Three of his children who went into politics, most prominently the former prime minister Benazir Bhutto, later suffered similarly violent ends.
Bhutto jr, 27, is a visual and performance artist who lives in San Francisco. Much of his work, including a recent show at the city’s SOMArts Cultural Center, explores the intersection of Islam, sexuality and masculinity.
He began using visual and performance works to explore Islamic identity after coming to the United States, in 2014, to study at the San Francisco Art Institute. Newly arrived in the city, he was shocked by a notorious series of anti-Muslim ads on city buses, paid for by Pamela Geller and the American Freedom Defense Initiative.
“It made me want to hide who I was,” he said; at the same time, he added, the explicit Islamophobia “energized me in a way I wasn’t in Pakistan.” Alongside the Iranian artist Minoosh Zomorodinia, he began exploring acts that emphasized and embraced his status as a Muslim in America: together, the two developed “prayformances,” in which they completed the Muslim ritual of praying in public spaces.
His mixed-media series “Musaalmaan Muscleman” aims for “interesting confusion for the viewer,” this time through the layering of cheap fabrics from Pakistan over beefcake photos from an Urdu translation of an exercise manual supposedly originally written by Arnold Schwarzenegger.
“There are some misguided ideas about what Islam represents and the threat that Muslim men pose,” Bhutto jr stated in a recent interview with The New York Times. By combining homoerotic images of muscle-bound men with embroidered sections of flowery cloth, and by emphasizing the calligraphic Arabic script, he seeks to challenge assumptions about Muslim masculinity.

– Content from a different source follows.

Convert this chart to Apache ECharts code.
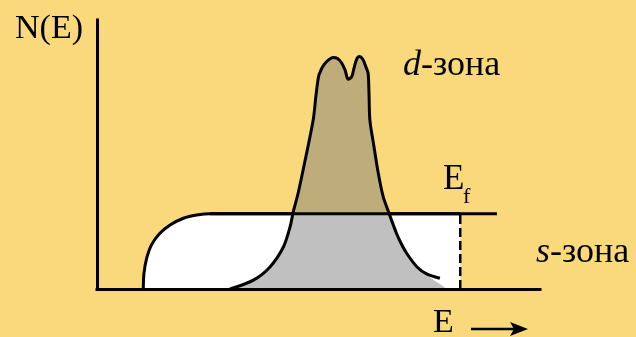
<!DOCTYPE html>
<html>
<head>
<meta charset="utf-8">
<script src="https://cdn.jsdelivr.net/npm/echarts@6/dist/echarts.min.js"></script>
<style>
  html, body { margin: 0; padding: 0; background: #F9D97B; }
  #chart { width: 636px; height: 337px; }
</style>
</head>
<body>
<div id="chart"></div>
<script>
// Density of states N(E) in arbitrary units, energy E in arbitrary units (0..100).
const fermiLevel = 28;          // height of the E_f line
const fermiLineStart = 25.5;    // E_f line runs from here ...
const fermiLineEnd = 90.3;      // ... to here
const sBandEdge = 82;           // filled part of the s-band ends at this energy

// s-band: steep rise, then a flat plateau up to E_f
const sBandDos = [
  [10.45, 0], [10.6, 5.8], [11.2, 11.4], [12.3, 16.4], [14.2, 20.7],
  [16.5, 23.8], [19.5, 26.3], [22.5, 27.5], [25.5, 28], [30, 28],
  [50, 28], [82, 28]
];

// d-band: narrow double-peaked band
const dBandDos = [
  [30.0, 0], [35.3, 3.3], [39.1, 8.3], [42.1, 15.7], [43.6, 23.2],
  [44.3, 28.7], [45.4, 35.6], [47.0, 48.0], [48.8, 62.8], [49.4, 71.5],
  [50.0, 78.9], [50.5, 81.2], [51.2, 83.3], [52.2, 85.1], [53.3, 86.1],
  [54.3, 85.7], [55.2, 84.1], [56.0, 81.4], [56.7, 78.0], [57.5, 78.9],
  [58.0, 82.0], [58.6, 85.4], [59.2, 86.4], [60.0, 85.4], [60.7, 82.6],
  [61.2, 80.2], [61.4, 72.7], [61.6, 62.8], [62.4, 54.2], [63.5, 43.0],
  [64.6, 34.3], [65.8, 28.7], [67.6, 20.7], [68.6, 17.1], [69.9, 13.3],
  [72.2, 8.3], [74.4, 5.6], [77.4, 4.0]
];
// the shaded d-band area reaches the baseline past the end of its outline
const dBandFillTail = [[75.2, 4.3], [77.8, 1.4], [78.9, 0]];

const colors = {
  background: '#F9D97B',
  sBand: '#FFFFFF',
  dOccupied: '#C0C0C0',
  dEmpty: '#BEAD7B',
  ink: '#000000'
};

const serifName = 'Liberation Serif';
const font = (size, style) => (style || 'normal') + ' normal ' + size + 'px "' + serifName + '", serif';

const chart = echarts.init(document.getElementById('chart'), null, { renderer: 'canvas' });

const hiddenAxis = {
  type: 'value',
  min: 0,
  max: 100,
  axisTick: { show: false },
  axisLabel: { show: false },
  splitLine: { show: false },
  z: 10
};

// band label "<italic letter>-зона"
const bandLabel = (letter, left, top) => ({
  type: 'text', left: left, top: top,
  style: {
    text: '{i|' + letter + '}{r|-зона}', fill: colors.ink,
    rich: {
      i: { fontFamily: serifName, fontSize: 36, fontStyle: 'italic', fill: colors.ink },
      r: { fontFamily: serifName, fontSize: 36, fill: colors.ink }
    }
  }
});

chart.setOption({
  animation: false,
  backgroundColor: colors.background,
  grid: { left: 97, right: 96, top: 20, bottom: 48 },
  xAxis: Object.assign({}, hiddenAxis, {
    axisLine: { show: true, onZero: false, lineStyle: { color: colors.ink, width: 3, cap: 'square' } }
  }),
  yAxis: Object.assign({}, hiddenAxis, {
    axisLine: { show: true, onZero: false, lineStyle: { color: colors.ink, width: 3, cap: 'square' } }
  }),
  visualMap: {
    type: 'piecewise',
    show: false,
    dimension: 1,
    seriesIndex: 1,
    pieces: [
      { gte: -10, lte: fermiLevel, color: colors.dOccupied },
      { gt: fermiLevel, lte: 110, color: colors.dEmpty }
    ]
  },
  series: [
    {
      name: 's-band',
      type: 'line',
      data: sBandDos,
      smooth: 0.3,
      symbol: 'none',
      lineStyle: { color: colors.ink, width: 3 },
      areaStyle: { color: colors.sBand, opacity: 1 },
      z: 2
    },
    {
      name: 'd-band fill',
      type: 'line',
      data: dBandDos.slice(0, -2).concat(dBandFillTail),
      smooth: 0.3,
      symbol: 'none',
      lineStyle: { width: 0, opacity: 0 },
      areaStyle: { opacity: 1 },
      z: 3
    },
    {
      name: 'd-band',
      type: 'line',
      data: dBandDos,
      smooth: 0.3,
      symbol: 'none',
      lineStyle: { color: colors.ink, width: 3, join: 'round' },
      z: 4
    },
    {
      name: 'E_f',
      type: 'line',
      data: [[fermiLineStart, fermiLevel], [fermiLineEnd, fermiLevel]],
      symbol: 'none',
      lineStyle: { color: colors.ink, width: 3 },
      z: 5
    },
    {
      name: 's-band edge',
      type: 'line',
      data: [[sBandEdge, 0], [sBandEdge, fermiLevel]],
      symbol: 'none',
      lineStyle: { color: colors.ink, width: 2.5, type: [9, 4] },
      z: 5
    }
  ],
  graphic: [
    {
      type: 'text', left: 15, top: 12,
      style: { text: 'N(E)', font: font(34), fill: colors.ink }
    },
    bandLabel('d', 403, 48),
    {
      type: 'text', left: 443, top: 162,
      style: { text: 'E', font: font(35), fill: colors.ink }
    },
    {
      type: 'text', left: 463, top: 186,
      style: { text: 'f', font: font(22), fill: colors.ink }
    },
    bandLabel('s', 536, 235),
    {
      type: 'text', left: 433, top: 306,
      style: { text: 'E', font: font(34), fill: colors.ink }
    },
    {
      type: 'line',
      shape: { x1: 471, y1: 329, x2: 520, y2: 329 },
      style: { stroke: colors.ink, lineWidth: 2.5 }
    },
    {
      type: 'polygon',
      shape: { points: [[528, 329], [510, 322], [514, 329], [510, 336]] },
      style: { fill: colors.ink }
    }
  ]
});
</script>
</body>
</html>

Last fall, “Musaalmaan Muscleman” was included in the Karachi Biennale. Though it was the first time that Bhutto jr had been home since the “Turmeric Project” video caused an uproar, he said that he wasn’t nervous — he has always made sure to maintain a low profile when he travels to Pakistan. But it would be more difficult to stay incognito if he were openly practising his art there, which, he said, is why he’s not interested in moving back to the country.
“I respect what my father did,” Bhutto jr said. “He dedicated his entire life to a cause, he made himself physically vulnerable for a cause, I respect that — but, honestly, it’s not for me.”